Former White Salmon City Councilor Robert Gilchrist prepared this site plan for a proposed city swimming pool facility as part of his Feb. 22 letter of resignation. Gilchrist quit the City Council because he disagrees with the current course of the pool’s design phase and the council’s unwillingness to consider alternatives.
Former White Salmon City Councilor Robert Gilchrist prepared this site plan for a proposed city swimming pool facility as part of his Feb. 22 letter of resignation. Gilchrist quit the City Council because he disagrees with the current course of the pool’s design phase and the council’s unwillingness to consider alternatives.
First-term White Salmon City Councilor Robert Gilchrist resign-ed from his council position, effective immediately, on Monday, Feb. 22, over a disagreement with the direction of the city’s proposed pool project is taking.
Gilchrist, who joined the council last month after being elected last November, made his opinions known in a Feb. 22 letter to Mayor David Poucher. The letter came five days after Gilchrist and Poucher went head-to-head at a council meeting over whether the council had determined what the final scope of the project should be.
At the Feb. 17 council meeting, Gilchrist wrote, “you declared the subject of the pool design closed with enough emotion that you were literally spitting mad. I believe you have been hasty in this decision and I am writing to encourage you to re-think it. The design you have declared ‘frozen’ has severe shortcomings.”

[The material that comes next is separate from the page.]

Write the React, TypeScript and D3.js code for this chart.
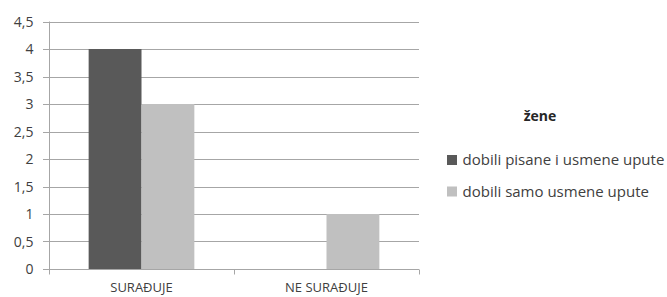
import { useRef, useEffect } from "react";
import * as d3 from "d3";

const categories = ["SURAĐUJE", "NE SURAĐUJE"];
const seriesNames = ["dobili pisane i usmene upute", "dobili samo usmene upute"];
const pisaneIUsmene = [4, 0];
const samoUsmene = [3, 1];
const yTicks = [0, 0.5, 1, 1.5, 2, 2.5, 3, 3.5, 4, 4.5];
const legendTitle = "žene";
const colors = ["#595959", "#c0c0c0"];

export default function App() {
  const svgRef = useRef<SVGSVGElement>(null);

  useEffect(() => {
    const svg = d3.select(svgRef.current);
    svg.selectAll("*").remove();

    const width = 667;
    const height = 297;
    const margin = { top: 21.5, right: 248, bottom: 28, left: 49 };
    const font = "'Open Sans', sans-serif";
    const textColor = "#404040";

    const x = d3
      .scaleBand()
      .domain(categories)
      .range([margin.left, width - margin.right]);

    const inner = d3
      .scaleBand()
      .domain(seriesNames)
      .range([0, x.bandwidth()])
      .paddingInner(0)
      .paddingOuter(0.75);

    const y = d3
      .scaleLinear()
      .domain([0, 4.5])
      .range([height - margin.bottom, margin.top]);

    // gridlines
    svg
      .append("g")
      .selectAll("line")
      .data(yTicks)
      .join("line")
      .attr("x1", margin.left - 6)
      .attr("x2", width - margin.right)
      .attr("y1", d => Math.round(y(d)) + 0.5)
      .attr("y2", d => Math.round(y(d)) + 0.5)
      .attr("stroke", "#a6a6a6")
      .attr("stroke-width", 1);

    // y tick labels
    svg
      .append("g")
      .selectAll("text")
      .data(yTicks)
      .join("text")
      .attr("x", margin.left - 15.5)
      .attr("y", d => y(d))
      .attr("dy", "0.36em")
      .attr("text-anchor", "end")
      .attr("fill", textColor)
      .style("font-family", font)
      .style("font-size", "14px")
      .text(d => String(d).replace(".", ","));

    // y axis line
    svg
      .append("line")
      .attr("x1", margin.left + 0.5)
      .attr("x2", margin.left + 0.5)
      .attr("y1", y(4.5))
      .attr("y2", y(0))
      .attr("stroke", "#a6a6a6");

    // bars
    const series = [pisaneIUsmene, samoUsmene];
    series.forEach((vals, si) => {
      svg
        .append("g")
        .selectAll("rect")
        .data(categories.map((c, i) => ({ c, v: vals[i] })))
        .join("rect")
        .attr("x", d => (x(d.c) as number) + (inner(seriesNames[si]) as number))
        .attr("width", inner.bandwidth())
        .attr("y", d => y(d.v))
        .attr("height", d => y(0) - y(d.v))
        .attr("fill", colors[si]);
    });

    // x axis baseline + ticks
    const base = Math.round(y(0)) + 0.5;
    svg
      .append("line")
      .attr("x1", margin.left)
      .attr("x2", width - margin.right)
      .attr("y1", base)
      .attr("y2", base)
      .attr("stroke", "#a6a6a6");
    const edges = [margin.left, ...categories.map(c => (x(c) as number) + x.bandwidth())];
    svg
      .append("g")
      .selectAll("line")
      .data(edges)
      .join("line")
      .attr("x1", d => Math.round(d) + 0.5)
      .attr("x2", d => Math.round(d) + 0.5)
      .attr("y1", base)
      .attr("y2", base + 5)
      .attr("stroke", "#a6a6a6");

    // category labels
    svg
      .append("g")
      .selectAll("text")
      .data(categories)
      .join("text")
      .attr("x", d => (x(d) as number) + x.bandwidth() / 2)
      .attr("y", 292)
      .attr("text-anchor", "middle")
      .attr("fill", textColor)
      .style("font-family", font)
      .style("font-size", "13px")
      .text(d => d);

    // legend
    svg
      .append("text")
      .attr("x", 540)
      .attr("y", 121)
      .attr("text-anchor", "middle")
      .attr("fill", "#262626")
      .attr("font-weight", "bold")
      .style("font-family", font)
      .style("font-size", "14px")
      .text(legendTitle);

    const legend = svg
      .append("g")
      .selectAll("g")
      .data(seriesNames)
      .join("g")
      .attr("transform", (_d, i) => `translate(447,${155 + i * 31.5})`);
    legend
      .append("rect")
      .attr("width", 10)
      .attr("height", 10)
      .attr("fill", (_d, i) => colors[i]);
    legend
      .append("text")
      .attr("x", 15.5)
      .attr("y", 10)
      .attr("fill", textColor)
      .style("font-family", font)
      .style("font-size", "15px")
      .text(d => d);
  }, []);

  return (
    <svg
      ref={svgRef}
      width={667}
      height={297}
      style={{ position: "absolute", left: 0, top: 0, background: "#fff" }}
    />
  );
}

Gilchrist gave an overview of the project from his perspective, and concluded Wellman Associates’ proposed designs for the pool to be sited in the northeast corner of the Whitson Elementary School car-park “exhibit a relentless formality and Midwestern sensibility.”
“This project is in the Columbia River Gorge, one of the most youthful, dynamic and envied locales in the country,” Gilchrist continued. “We should be looking beyond an unimaginative rubber stamped post-war spare vision of a swimming facility.”
He said the proposed designs lack the sense of isolation and privacy of the current pool, and do not take advantage of the site’s natural features.
“Why is everything on the same grade? The site slopes like most properties in the area and terracing can add interest and economy in development of a site,” Gilchrist wrote. “Also lacking are little corners and wall sheltered place that can be natural areas for families or small groups to retire to. Instead there is 12,000 square feet of featureless concrete...The big fir tree has been ignored when it could be incorporated to add share and interest.”
“My conclusion is that the most attractive features of the old pool are totally absent in the new design and ultimately the community is going to be disappointed with the result. The community motivation to meet operating expenses may well suffer.”
With his resignation letter, Gilchrist submitted a site plan he had prepared that takes these features into account “just to see if a pleasing solution could be developed.” (See image at right.)
“Costs are a major consideration in this donation and grant-funded project,” Gilchrist noted. “I do not believe there would be any significant cost difference between the designs. They are just different arrangements of the same elements of excavation, retaining walls, concrete aprons, buildings and mechanical plant.”
Gilchrist said that the grant deadlines of March 1 for a letter of intent and May 2 for a complete application should not prevent the council from exploring design alternatives.
“Given the background work and fact collecting already completed on the project it should be possible to document a new arrangement of the same elements within the allotted time,” Gilchrist said.
“This letter is a Hail Mary on my part,” he continued. “I will make it public to inform interested citizens of where the project is and what is at stake so they can make their opinions known directly to you [Poucher]. I bear no malice against any parties in this matter, I am simply voicing my conscience on what I believe to be a matter of considerable importance.”
In the final issue, Gilchrist told Poucher he was quitting the council because “I find this mode of working extremely stressful and not aligned to my aptitudes. There is scant chance any sort of working relationship between us can be salvaged.”
The Enterprise contacted Poucher by e-mail Tuesday for comment on Gilchrist’s resignation but did not receive a reply before press-time.